Maybe we should just laugh about it.

Remove necessities from capitalism to empower it

February 3, 2016

What would happen to the modern world if we had not to work for money? Work doing what we love? In short, if we did not need the money to buy our goods? As would acquire our goods? Which could be an exchange instrument?

While the result depends on how you implement it we lack the ability to guess the result. Our mind is funny in that we attribute value to our guesses without much consideration for complexity. Likewise, it is impossible to compensate for our own bias. If the hypothetical is complex enough to make guessing impossible we end up purely reflecting our personal experience in life. The topic is not at all relevant anymore. You may for example take any useful idea, business or technology that really had a huge impact on society and imagine or read what people thought of it before it was done by others.

To take a silly example, work on binary transmission in the form of the telegraph was started around 1830. Some 50 years later the first wireless signal was received. From our perspective looking back it should have been entirely obvious what to do with it. 20 years later, in 1901, a signal was send over the Atlantic. It wasn’t that the whole world envisioned in advance what amazingly useful thing this could be. I remember when a car phone was commonly considered something silly. We could have had mobile phones many decades earlier, maybe not a computer but a box that sends and receives text messages is not much more revolutionary than the telegraph.

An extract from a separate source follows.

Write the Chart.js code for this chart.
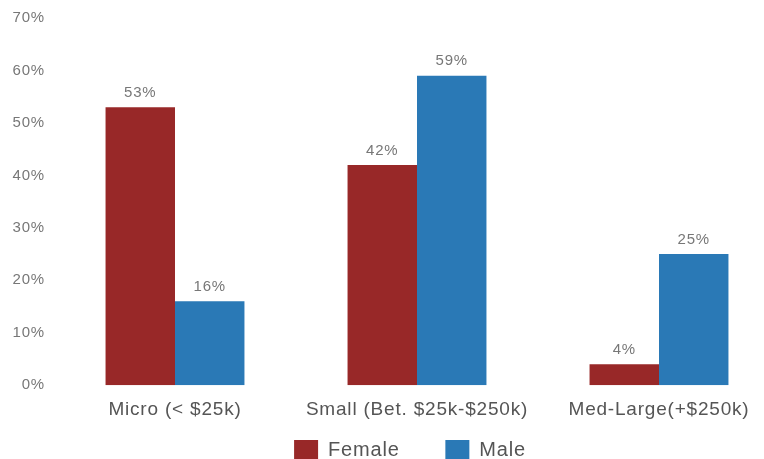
<!DOCTYPE html>
<html>
<head>
<meta charset="utf-8">
<script src="https://cdn.jsdelivr.net/npm/chart.js@4"></script>
<style>
  html, body { margin: 0; padding: 0; background: #fff; overflow: hidden; }
  #wrap { width: 830px; height: 470px; }
</style>
</head>
<body>
<div id="wrap"><canvas id="chart"></canvas></div>
<script>
const categories = ["Micro (< $25k)", "Small (Bet. $25k-$250k)", "Med-Large(+$250k)"];
const female = [53, 42, 4];
const male = [16, 59, 25];
const yTicks = [0, 10, 20, 30, 40, 50, 60, 70];

const FONT = "'Liberation Sans', Arial, sans-serif";

// a little tracking on all canvas text (lost whenever the canvas resizes)
const tracking = {
  id: "tracking",
  beforeUpdate(chart) { chart.ctx.letterSpacing = "0.8px"; },
  beforeDraw(chart) { chart.ctx.letterSpacing = "0.8px"; },
};

// nudge the legend so it sits under the middle of the plot
const legendShift = {
  id: "legendShift",
  afterLayout(chart) {
    chart.legend.left += 20;
    chart.legend.right += 20;
  },
};

// writes the percentage above each bar
const barValues = {
  id: "barValues",
  afterDatasetsDraw(chart) {
    const ctx = chart.ctx;
    ctx.save();
    ctx.font = "15px " + FONT;
    ctx.fillStyle = "#777";
    ctx.textAlign = "center";
    ctx.textBaseline = "bottom";
    chart.data.datasets.forEach((ds, i) => {
      chart.getDatasetMeta(i).data.forEach((bar, j) => {
        ctx.fillText(ds.data[j] + "%", bar.x, bar.y - 7);
      });
    });
    ctx.restore();
  },
};

new Chart(document.getElementById("chart"), {
  type: "bar",
  data: {
    labels: categories,
    datasets: [
      { label: "Female", data: female, backgroundColor: "#982828" },
      { label: "Male", data: male, backgroundColor: "#2A79B6" },
    ],
  },
  plugins: [tracking, legendShift, barValues],
  options: {
    responsive: true,
    maintainAspectRatio: false,
    animation: false,
    layout: { padding: { top: 18, right: 50, left: 0, bottom: 0 } },
    datasets: {
      bar: { categoryPercentage: 0.574, barPercentage: 1 },
    },
    plugins: {
      tooltip: { enabled: false },
      legend: {
        position: "bottom",
        labels: {
          boxWidth: 24,
          boxHeight: 20,
          padding: 14,
          color: "#555",
          font: { family: FONT, size: 20 },
          // wider gap between the two entries
          generateLabels(chart) {
            const items = Chart.defaults.plugins.legend.labels.generateLabels(chart);
            items[0].text += "     ";
            return items;
          },
        },
      },
    },
    scales: {
      x: {
        grid: { display: false },
        border: { display: false },
        ticks: { color: "#555", font: { family: FONT, size: 19 }, padding: 5 },
      },
      y: {
        min: 0,
        max: 70,
        afterFit(scale) { scale.width = 54; },
        afterBuildTicks(scale) { scale.ticks = yTicks.map((v) => ({ value: v })); },
        grid: { display: false, drawTicks: false },
        border: { display: false },
        ticks: {
          color: "#777",
          padding: 9,
          font: { family: FONT, size: 15 },
          callback: (v) => v + "%",
        },
      },
    },
  },
});
</script>
</body>
</html>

One could argue it is an obvious development but apparently the obvious is still outside our average ability to guess.

In contrast, your idea has many not very obvious angles. Even if we assume such a system to be easy to build there is no way to tell what would happen if you lift people out of the ME-ME-ME capitalist utopia and put them in this completely alien place.

If we further assume people would be quick to adapt and see the glory of the new world it would only take one or two generations before the “great” example of how not to run society is forgotten. Someone might make a similar topic in a similar place where people ponder the idea to create a currency and use it to trade apples for oranges. Some would argue it simply can not work while others would find the idea fascinating. The arguments wouldn’t be very different from the ones posted here.

I therefore take some liberties with your question and take it as to ask what would happen if we ripped the necessities of life out of the hands of capitalism, nationalize this 5-10% of the economy and allow charles ponzi and his frenemies to play their game with everything else. We would no longer *need* to work for that what sustains us, we would work for everything else one can have. This has countless attractive properties that are guaranteed to work.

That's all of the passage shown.